I quickly struck up a good relationship with Ed and would go round to his house in East London (I later moved in as did Minks roadies Pat and Mark) and jam, teaching him our songs. He had this nice Hi-Fi on an amazing triangular-shaped shelving unit designed by his brother (who would later design a concept vending machine for Durex). His records were not the kind that I knew – jazz and prog rock in particular were not cool to me. But Ed did not understand the meaning of cool – a great asset in my mind. At first I was blown away just by hearing an excellent record player, amplifier and speakers (I’d never heard anything as clear as this in someone’s home before). But gradually I got into the music he played when we stopped jamming and had a cup of tea. Ed would try to teach me extended chords on the guitar, but I was a slow learner and if he changed chords too quickly I was lost. He was a patient tutor and would gallantly hand over lead guitar duties to me if he thought he couldn’t improve on what I came up with (which was rare). Ed was obviously influenced by jazz – he had an attention to detail and a musician’s mind – I worked with emotions and hearing but Ed used all those things plus an in-depth knowledge of notation, rhythm and an abundance of natural talent. I developed a penchant for more expressive chords and took some more guitar lessons and started learning classical guitar – Ed lent me his nylon-strung guitar. (He played the same guitar on the recording of Shiny And Black)
Ed joined The Jasmine Minks and played at loads of our gigs. I was in the middle of writing a new set of songs and we’d introduce them one at a time to our live set. I’d end up writing enough songs for a double album but reduced the number of songs to make Scratch The Surface, our fourth album for Creation Records. In the process of writing the album I’d get Tom and Ed over to my house to listen to the new songs. Ed and Tom were busy adding great rhythm and lead parts. We booked a studio in Walthamstow (it was where the No. 1 hit “Star Trekking” was recorded and the owner, who had written and recorded it, had retired to Spain from the royalties) and we recorded 4 songs with Ed. They sounded good, we sounded like a pretty tight band, having played live a lot so we then booked into Greenhouse studios, just off Old Street in the City for a week to put Scratch The Surface together. Ed showed me a lovely, jazzy pop song – Playing For Keeps, just before we were due to record the album. We included it and, at my suggestion, we put it at the end of the album but left it off the track listing, making it a ‘hidden’ track. Ed had nailed the vocal in the studio, and it was an eye-opener to see how to sing properly and put a range of techniques into one song – dynamics and and an understated, Donald Fagen delivery.

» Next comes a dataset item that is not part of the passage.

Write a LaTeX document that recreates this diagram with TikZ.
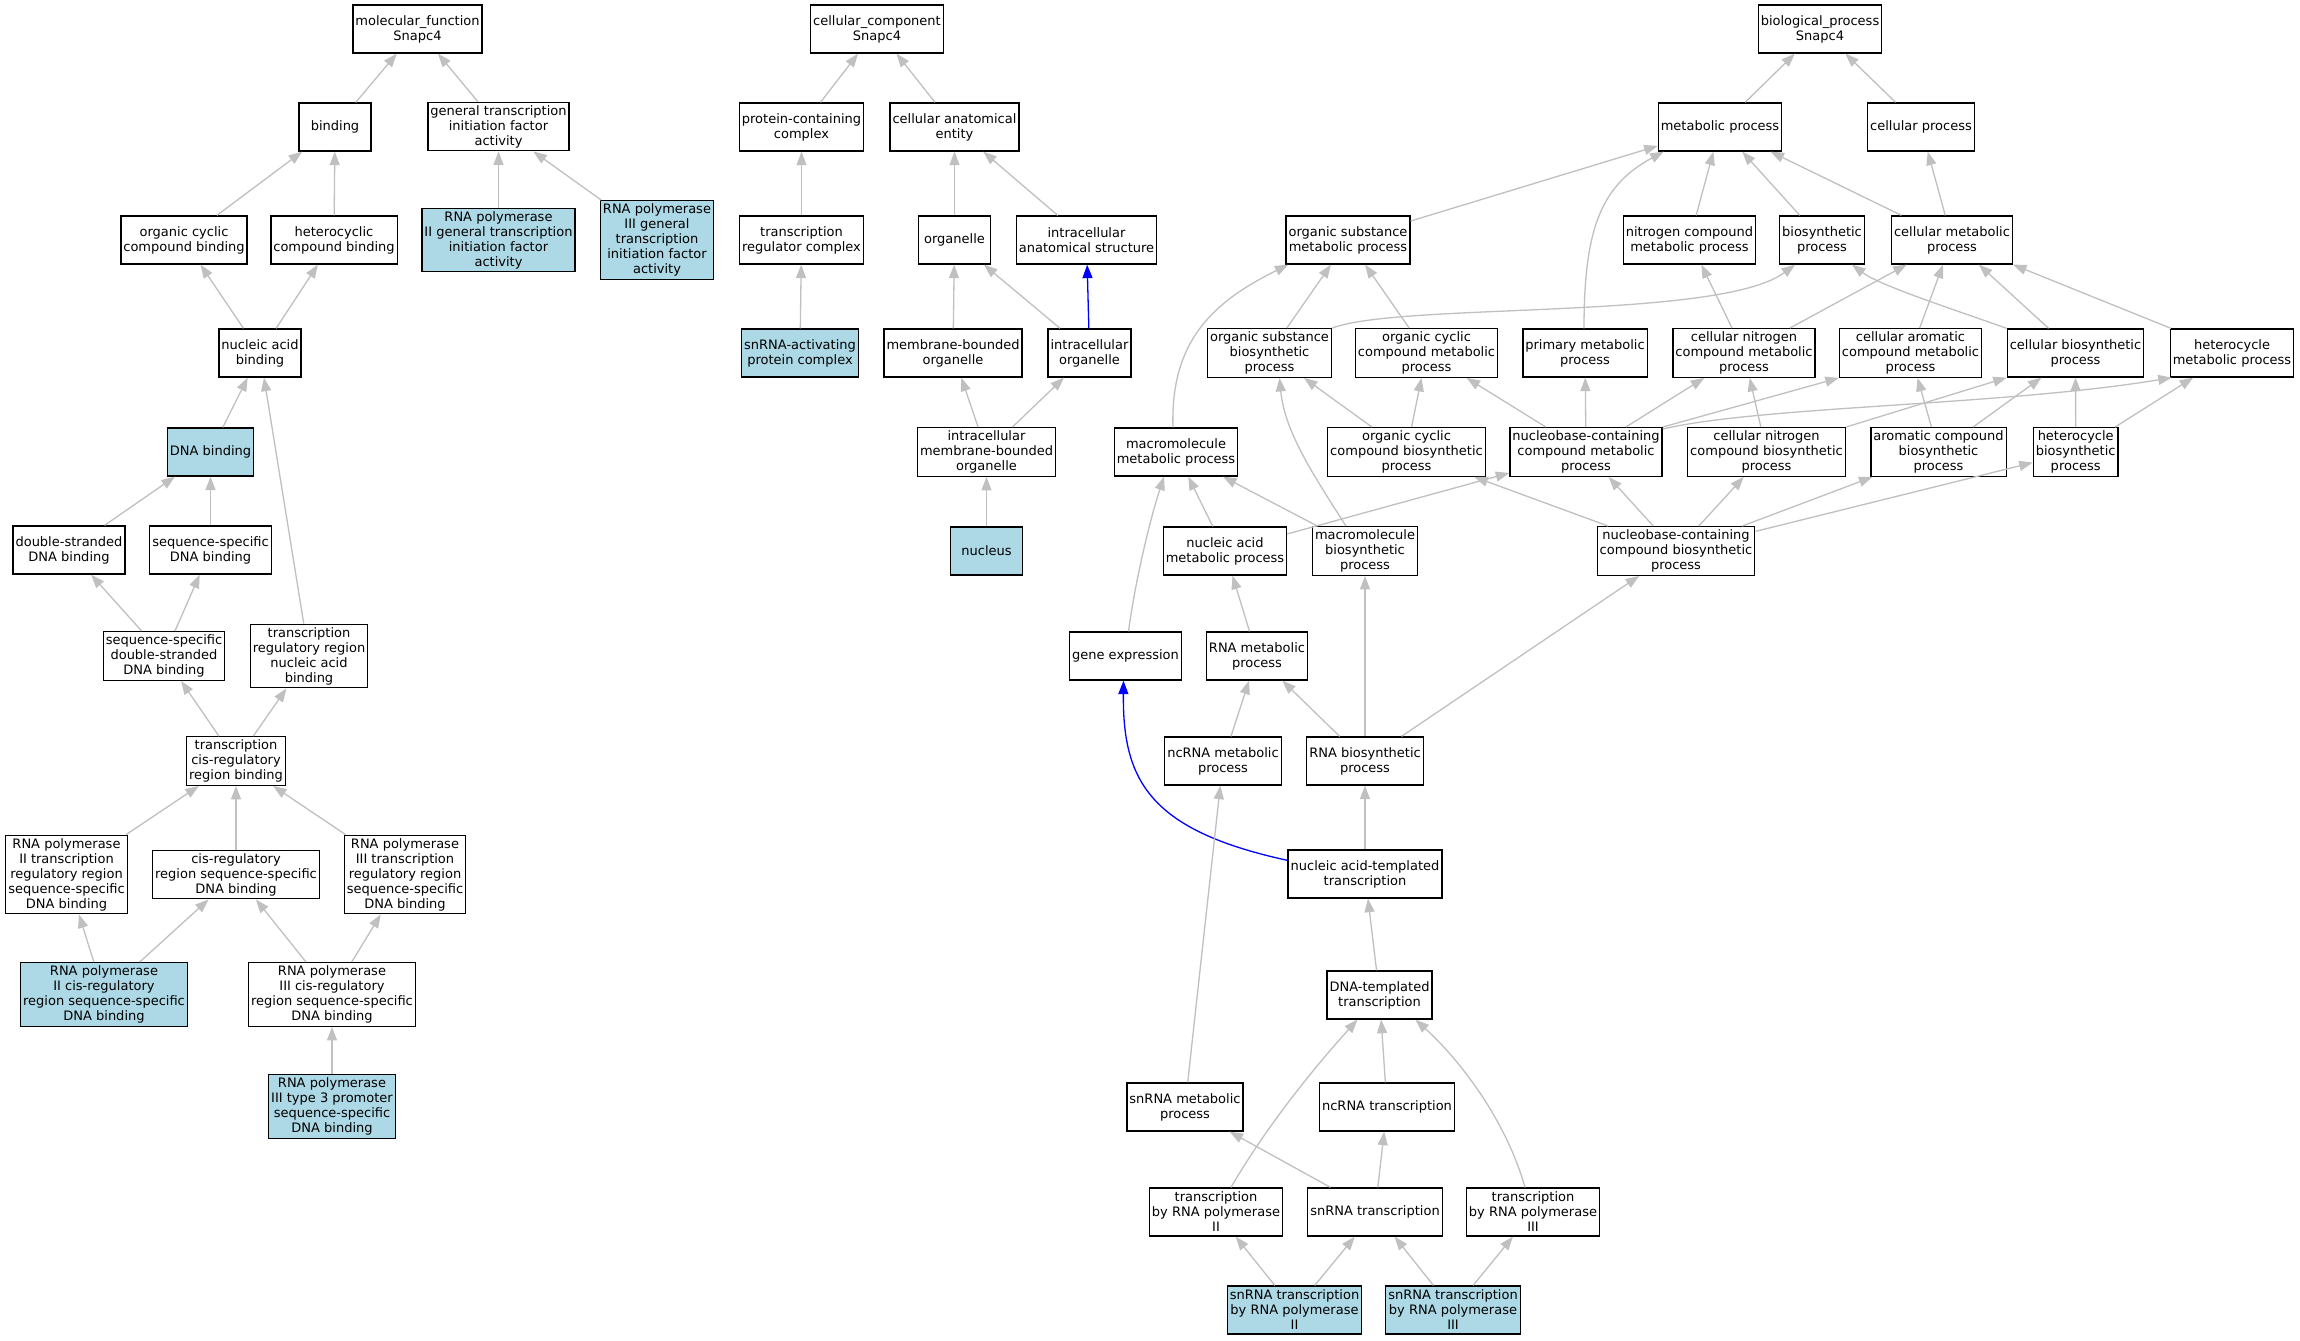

Ed brought more songs to me and we incorporated one into our live set. I thought Ed was going to be a huge star – I just couldn’t see how such a talent could be ignored. He had the kind of voice that stopped people when they heard him, as witnessed in live performances. I had visions of bringing more and more of Ed’s songs into our live set and that our next album would be the best ever. But Ed wanted to move on and took a teaching job in Spain. We missed him badly – personally and musically – he had stuck with us for more than 2 years of playing and recording but The Jasmine Minks name was out of fashion – The Stone Roses came out with an album that was in a similar style to Another Age (to my ears) two years after we recorded it but we’d moved into a Pop-Rock genre, more akin to Big Star (whose name would not be trendy for a few years to come courtesy of the great Teenage Fanclub). Our gig audiences were getting smaller and smaller so Ed cut his losses and moved on. So Ed, wherever you are – we still miss you and I still have your guitar!